Dictionary of National Biography, 1885-1900/Giffard, George Markham
GIFFARD, Sir GEORGE MARKHAM (1813–1870), lord justice of appeal, fourth son of Admiral John Giffard, and Susannah, daughter of Sir John Carter, was born at his father's official residence, Portsmouth dockyard, 4 Nov. 1813. He was educated at Winchester College and at New College, Oxford, where he was elected to a fellowship in 1832 and took the degree of B.C.L. on 4 March 1841, entered at the Inner Temple, of which he eventually became a bencher, and was called to the bar in November 1840. He rapidly obtained an excellent equity practice, and was for many years a leading chancery junior counsel. In 1859 he became a queen's counsel, and attached himself to the court of Vice-chancellor Sir William Page Wood, and, in spite of a severe illness which kept him from his work for many months after he received silk, he soon obtained a leading position in that court.
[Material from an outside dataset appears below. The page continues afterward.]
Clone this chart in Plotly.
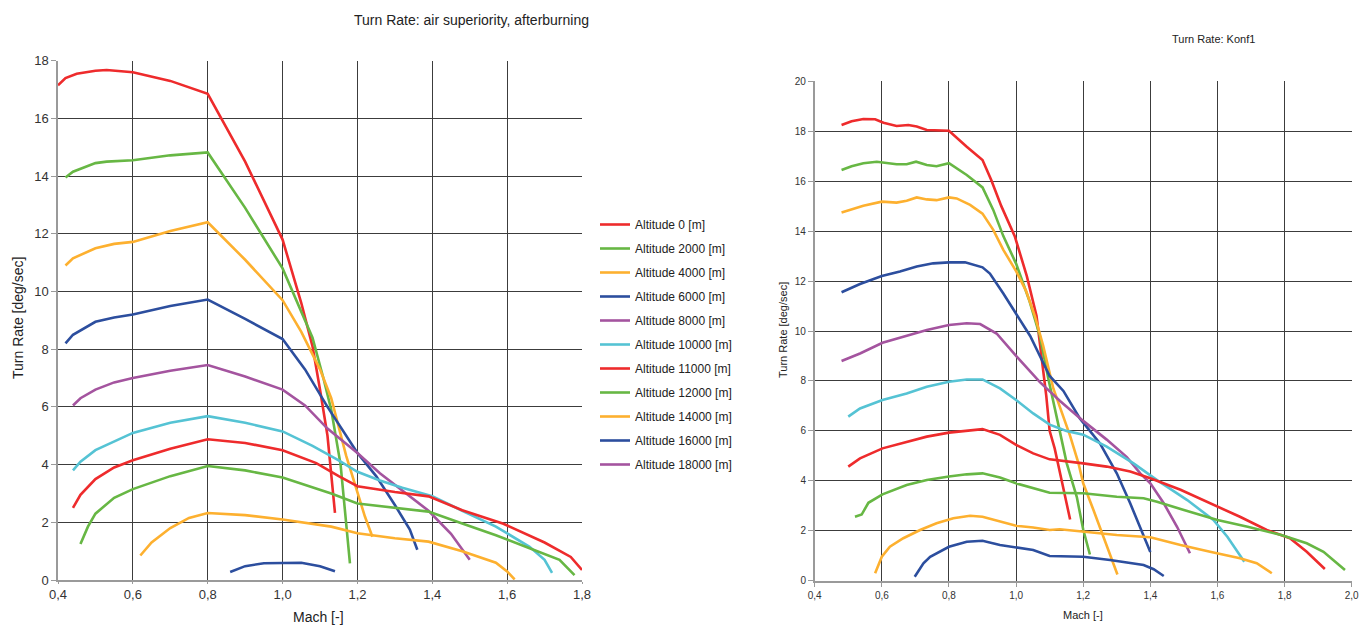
import plotly.graph_objects as go

W, H = 1362, 626

NAMES = ["Altitude 0 [m]", "Altitude 2000 [m]", "Altitude 4000 [m]", "Altitude 6000 [m]",
         "Altitude 8000 [m]", "Altitude 10000 [m]", "Altitude 11000 [m]", "Altitude 12000 [m]",
         "Altitude 14000 [m]", "Altitude 16000 [m]", "Altitude 18000 [m]"]
COLORS = ["#EE2B2C", "#67B744", "#FDB02F", "#2C4E9E", "#A4549F", "#55C3D4",
          "#EE2B2C", "#67B744", "#FDB02F", "#2C4E9E", "#A4549F"]

# ---- Left chart: air superiority, afterburning ----
A_M0 = [0.40, 0.42, 0.45, 0.50, 0.53, 0.60, 0.70, 0.80, 0.90, 1.00, 1.05, 1.08, 1.10, 1.12, 1.14]
A_T0 = [17.15, 17.4, 17.55, 17.65, 17.68, 17.6, 17.3, 16.85, 14.5, 11.8, 9.6, 8.1, 6.6, 5.0, 2.33]
A_M2 = [0.42, 0.44, 0.50, 0.53, 0.60, 0.70, 0.80, 0.90, 1.00, 1.05, 1.08, 1.11, 1.13, 1.155, 1.167, 1.18]
A_T2 = [13.95, 14.15, 14.45, 14.5, 14.55, 14.72, 14.82, 12.9, 10.8, 9.3, 8.4, 6.95, 5.9, 4.0, 2.3, 0.58]
A_M4 = [0.42, 0.44, 0.50, 0.55, 0.60, 0.70, 0.80, 0.90, 1.00, 1.05, 1.10, 1.13, 1.17, 1.20, 1.22, 1.24]
A_T4 = [10.9, 11.15, 11.5, 11.65, 11.72, 12.1, 12.4, 11.1, 9.7, 8.6, 7.3, 6.3, 4.3, 3.0, 2.2, 1.5]
A_M6 = [0.42, 0.44, 0.50, 0.55, 0.60, 0.70, 0.80, 0.90, 1.00, 1.06, 1.12, 1.20, 1.25, 1.30, 1.34, 1.36]
A_T6 = [8.2, 8.5, 8.95, 9.1, 9.2, 9.5, 9.72, 9.05, 8.35, 7.3, 6.0, 4.4, 3.6, 2.6, 1.75, 1.05]
A_M8 = [0.44, 0.46, 0.50, 0.55, 0.60, 0.70, 0.80, 0.90, 1.00, 1.06, 1.12, 1.20, 1.26, 1.33, 1.39, 1.45, 1.50]
A_T8 = [6.05, 6.3, 6.6, 6.85, 7.0, 7.25, 7.45, 7.05, 6.6, 6.05, 5.25, 4.4, 3.7, 3.0, 2.4, 1.6, 0.7]
A_M10 = [0.44, 0.46, 0.50, 0.55, 0.60, 0.70, 0.80, 0.90, 1.00, 1.08, 1.15, 1.20, 1.26, 1.32, 1.40, 1.48, 1.57, 1.66, 1.70, 1.72]
A_T10 = [3.8, 4.1, 4.5, 4.8, 5.1, 5.45, 5.68, 5.45, 5.15, 4.65, 4.15, 3.75, 3.45, 3.2, 2.9, 2.4, 1.85, 1.15, 0.7, 0.25]
A_M11 = [0.44, 0.46, 0.50, 0.55, 0.60, 0.70, 0.80, 0.90, 1.00, 1.09, 1.15, 1.20, 1.30, 1.39, 1.48, 1.59, 1.70, 1.77, 1.80]
A_T11 = [2.5, 2.95, 3.5, 3.9, 4.15, 4.55, 4.88, 4.75, 4.5, 4.05, 3.6, 3.25, 3.05, 2.9, 2.42, 1.95, 1.3, 0.8, 0.35]
A_M12 = [0.46, 0.48, 0.50, 0.55, 0.60, 0.70, 0.80, 0.90, 1.00, 1.13, 1.20, 1.30, 1.39, 1.48, 1.57, 1.66, 1.74, 1.78]
A_T12 = [1.25, 1.85, 2.3, 2.85, 3.15, 3.6, 3.95, 3.8, 3.55, 3.0, 2.65, 2.5, 2.37, 1.96, 1.55, 1.1, 0.7, 0.17]
A_M14 = [0.62, 0.65, 0.70, 0.75, 0.80, 0.90, 1.00, 1.13, 1.20, 1.30, 1.39, 1.48, 1.57, 1.60, 1.62]
A_T14 = [0.85, 1.3, 1.8, 2.15, 2.32, 2.25, 2.1, 1.85, 1.62, 1.45, 1.33, 1.0, 0.6, 0.3, 0.02]
A_M16 = [0.86, 0.90, 0.95, 1.00, 1.05, 1.10, 1.14]
A_T16 = [0.28, 0.48, 0.58, 0.6, 0.6, 0.48, 0.3]
A_M18 = []
A_T18 = []

# ---- Right chart: Konf1 ----
B_M0 = [0.48, 0.51, 0.545, 0.58, 0.605, 0.644, 0.679, 0.704, 0.734, 0.773, 0.80, 0.853, 0.90, 0.926, 0.956,
        0.996, 1.032, 1.061, 1.076, 1.09, 1.10, 1.115, 1.136, 1.161]
B_T0 = [18.25, 18.4, 18.49, 18.48, 18.34, 18.21, 18.25, 18.19, 18.05, 18.02, 18.02, 17.38, 16.85, 16.05, 15.0,
        13.8, 12.2, 10.6, 9.0, 7.4, 6.0, 5.3, 4.0, 2.45]
B_M2 = [0.48, 0.51, 0.545, 0.585, 0.644, 0.674, 0.702, 0.734, 0.763, 0.80, 0.853, 0.90, 0.932, 0.962, 1.00,
        1.04, 1.071, 1.096, 1.13, 1.151, 1.181, 1.20, 1.22]
B_T2 = [16.45, 16.6, 16.72, 16.78, 16.68, 16.68, 16.78, 16.65, 16.6, 16.72, 16.25, 15.75, 14.85, 13.8, 12.7,
        11.2, 9.8, 8.1, 6.0, 4.7, 3.35, 2.05, 1.05]
B_M4 = [0.48, 0.545, 0.60, 0.644, 0.674, 0.704, 0.734, 0.763, 0.80, 0.823, 0.863, 0.90, 0.932, 0.962, 1.00,
        1.03, 1.056, 1.081, 1.111, 1.14, 1.161, 1.186, 1.20, 1.23, 1.26, 1.285, 1.302]
B_T4 = [14.75, 15.02, 15.18, 15.14, 15.22, 15.35, 15.27, 15.24, 15.35, 15.31, 15.05, 14.7, 14.05, 13.25, 12.4,
        11.6, 10.6, 9.4, 7.7, 6.6, 5.8, 4.7, 3.9, 2.85, 1.75, 0.85, 0.25]
B_M6 = [0.48, 0.535, 0.60, 0.654, 0.704, 0.753, 0.80, 0.848, 0.90, 0.922, 0.962, 1.00, 1.042, 1.071, 1.10,
        1.141, 1.19, 1.25, 1.30, 1.34, 1.37, 1.40]
B_T6 = [11.55, 11.88, 12.2, 12.38, 12.58, 12.71, 12.75, 12.75, 12.55, 12.3, 11.5, 10.7, 9.8, 9.0, 8.2,
        7.6, 6.5, 5.5, 4.3, 3.1, 2.15, 1.15]
B_M8 = [0.48, 0.535, 0.602, 0.674, 0.734, 0.80, 0.853, 0.893, 0.942, 1.00, 1.071, 1.131, 1.20, 1.27, 1.33,
        1.37, 1.40, 1.44, 1.48, 1.518]
B_T8 = [8.8, 9.1, 9.53, 9.8, 10.04, 10.24, 10.31, 10.28, 9.9, 9.0, 7.95, 7.2, 6.4, 5.65, 4.95,
        4.3, 3.9, 3.1, 2.15, 1.1]
B_M10 = [0.50, 0.535, 0.602, 0.674, 0.734, 0.80, 0.853, 0.90, 0.952, 1.00, 1.051, 1.10, 1.15, 1.20, 1.27,
         1.35, 1.42, 1.51, 1.588, 1.63, 1.68]
B_T10 = [6.57, 6.9, 7.24, 7.5, 7.77, 7.97, 8.06, 8.06, 7.7, 7.24, 6.7, 6.25, 6.0, 5.85, 5.37,
         4.7, 4.03, 3.23, 2.43, 1.75, 0.76]
B_M11 = [0.50, 0.535, 0.602, 0.674, 0.734, 0.80, 0.853, 0.90, 0.952, 1.00, 1.051, 1.10, 1.20, 1.27, 1.34,
         1.40, 1.49, 1.588, 1.667, 1.747, 1.816, 1.866, 1.92]
B_T11 = [4.57, 4.9, 5.3, 5.57, 5.77, 5.93, 6.01, 6.07, 5.84, 5.44, 5.1, 4.86, 4.7, 4.57, 4.37,
         4.1, 3.64, 3.04, 2.56, 2.03, 1.7, 1.16, 0.47]
B_M12 = [0.52, 0.54, 0.56, 0.602, 0.674, 0.734, 0.80, 0.853, 0.90, 0.952, 1.00, 1.051, 1.10, 1.20, 1.30,
         1.38, 1.42, 1.50, 1.60, 1.69, 1.79, 1.866, 1.916, 1.951, 1.98]
B_T12 = [2.56, 2.65, 3.12, 3.46, 3.83, 4.03, 4.17, 4.26, 4.3, 4.13, 3.9, 3.7, 3.52, 3.5, 3.36,
         3.3, 3.16, 2.83, 2.43, 2.16, 1.83, 1.5, 1.16, 0.76, 0.43]
B_M14 = [0.58, 0.60, 0.624, 0.664, 0.714, 0.763, 0.813, 0.863, 0.90, 0.952, 1.00, 1.051, 1.10, 1.13, 1.20,
         1.30, 1.40, 1.49, 1.578, 1.667, 1.717, 1.762]
B_T14 = [0.3, 0.96, 1.36, 1.7, 2.03, 2.3, 2.5, 2.6, 2.56, 2.36, 2.2, 2.13, 2.03, 2.06, 1.96,
         1.83, 1.74, 1.43, 1.16, 0.9, 0.7, 0.3]
B_M16 = [0.698, 0.724, 0.744, 0.80, 0.853, 0.90, 0.952, 1.00, 1.051, 1.10, 1.15, 1.20, 1.28, 1.38, 1.41, 1.44]
B_T16 = [0.16, 0.7, 0.96, 1.36, 1.56, 1.6, 1.43, 1.34, 1.23, 0.99, 0.99, 0.96, 0.83, 0.63, 0.46, 0.19]
B_M18 = []
B_T18 = []

LEFT = [(A_M0, A_T0), (A_M2, A_T2), (A_M4, A_T4), (A_M6, A_T6), (A_M8, A_T8), (A_M10, A_T10),
        (A_M11, A_T11), (A_M12, A_T12), (A_M14, A_T14), (A_M16, A_T16), (A_M18, A_T18)]
RIGHT = [(B_M0, B_T0), (B_M2, B_T2), (B_M4, B_T4), (B_M6, B_T6), (B_M8, B_T8), (B_M10, B_T10),
         (B_M11, B_T11), (B_M12, B_T12), (B_M14, B_T14), (B_M16, B_T16), (B_M18, B_T18)]

LEFT_XTICKS = [0.4, 0.6, 0.8, 1.0, 1.2, 1.4, 1.6, 1.8]
LEFT_YTICKS = [0, 2, 4, 6, 8, 10, 12, 14, 16, 18]
RIGHT_XTICKS = [0.4, 0.6, 0.8, 1.0, 1.2, 1.4, 1.6, 1.8, 2.0]
RIGHT_YTICKS = [0, 2, 4, 6, 8, 10, 12, 14, 16, 18, 20]

FONT = "Liberation Sans, Arial, sans-serif"

fig = go.Figure()
for i, (name, col) in enumerate(zip(NAMES, COLORS)):
    mx, ty = LEFT[i]
    fig.add_trace(go.Scatter(x=mx if mx else [None], y=ty if ty else [None], mode="lines", name=name,
                             legendgroup=f"g{i}", line=dict(color=col, width=2.6),
                             xaxis="x", yaxis="y"))
for i, (name, col) in enumerate(zip(NAMES, COLORS)):
    mx, ty = RIGHT[i]
    if not mx:
        continue
    fig.add_trace(go.Scatter(x=mx, y=ty, mode="lines", name=name, legendgroup=f"g{i}",
                             showlegend=False, line=dict(color=col, width=2.6),
                             xaxis="x2", yaxis="y2"))


def px(x):
    return x / W


def py(y):
    return (H - y) / H


grid = "#3c3c3c"
axis_common = dict(showgrid=True, gridcolor=grid, gridwidth=1, showline=True, linecolor="#9a9a9a",
                   linewidth=1.5, ticks="outside", tickcolor="#9a9a9a", zeroline=False,
                   automargin=False)

fig.update_layout(
    width=W, height=H,
    margin=dict(l=0, r=0, t=0, b=0, autoexpand=False),
    paper_bgcolor="white", plot_bgcolor="white",
    separators=",.",
    font=dict(family=FONT, color="#222"),
    xaxis=dict(domain=[px(58), px(582)], range=[0.4, 1.8], tickvals=LEFT_XTICKS, tickformat=".1f",
               ticklen=2, tickfont=dict(size=13, color="#333"), anchor="y", **axis_common),
    yaxis=dict(domain=[py(580), py(60.7)], range=[0, 18], tickvals=LEFT_YTICKS, ticklen=5,
               tickfont=dict(size=13, color="#333"), anchor="x", **axis_common),
    xaxis2=dict(domain=[px(814.7), px(1351.7)], range=[0.4, 2.0], tickvals=RIGHT_XTICKS, tickformat=".1f",
                ticklen=5, tickfont=dict(size=10, color="#333"), anchor="y2", **axis_common),
    yaxis2=dict(domain=[py(580.7), py(81.3)], range=[0, 20], tickvals=RIGHT_YTICKS, ticklen=5,
                tickfont=dict(size=10, color="#333"), anchor="x2", **axis_common),
    legend=dict(x=px(595), y=py(210), xanchor="left", yanchor="top", font=dict(size=12, color="#222"),
                tracegroupgap=5, bgcolor="rgba(0,0,0,0)", traceorder="grouped"),
    showlegend=True,
    annotations=[
        dict(text="Turn Rate: air superiority, afterburning", x=px(472), y=py(20.5), xref="paper",
             yref="paper", showarrow=False, font=dict(size=14, color="#222"), xanchor="center",
             yanchor="middle"),
        dict(text="Turn Rate: Konf1", x=px(1213), y=py(39), xref="paper", yref="paper",
             showarrow=False, font=dict(size=11, color="#222"), xanchor="center", yanchor="middle"),
        dict(text="Turn Rate [deg/sec]", x=px(18), y=py(318), xref="paper", yref="paper",
             showarrow=False, textangle=-90, font=dict(size=14, color="#222"),
             xanchor="center", yanchor="middle"),
        dict(text="Mach [-]", x=px(318), y=py(617), xref="paper", yref="paper", showarrow=False,
             font=dict(size=14, color="#222"), xanchor="center", yanchor="middle"),
        dict(text="Turn Rate [deg/sec]", x=px(783), y=py(330), xref="paper", yref="paper",
             showarrow=False, textangle=-90, font=dict(size=11, color="#222"),
             xanchor="center", yanchor="middle"),
        dict(text="Mach [-]", x=px(1083), y=py(615), xref="paper", yref="paper", showarrow=False,
             font=dict(size=11, color="#222"), xanchor="center", yanchor="middle"),
    ],
)

fig.write_html("out.html", config={"displayModeBar": False},
               post_script="document.body.style.margin='0';document.body.style.overflow='hidden';")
When Vice-chancellor Wood in March 1868 became a lord justice of appeal, Giffard succeeded him, and was again his successor on his promotion from the court of appeal to the woolsack in December, when he also became a member of the privy council. After an illness of some length he died at his house, 4 Prince's Gardens, Hyde Park, London, on 13 July 1870. He was both quick and learned, indifferent to rhetorical display, terse in argument, and a refined and cultivated scholar. He was a decided liberal in politics, but never contested any constituency. In 1853 he married Maria, second daughter of Charles Pilgrim of Kingsfield, Southampton.
[Solicitors' Journal, 16 July 1870; Law Times, 16 July 1870. For descriptions of him by the Lord-chancellor and Lord-justice James, see Times, 16 and 20 July 1870; Cat. Oxf. Graduates; Kirby's Winchester Scholars.]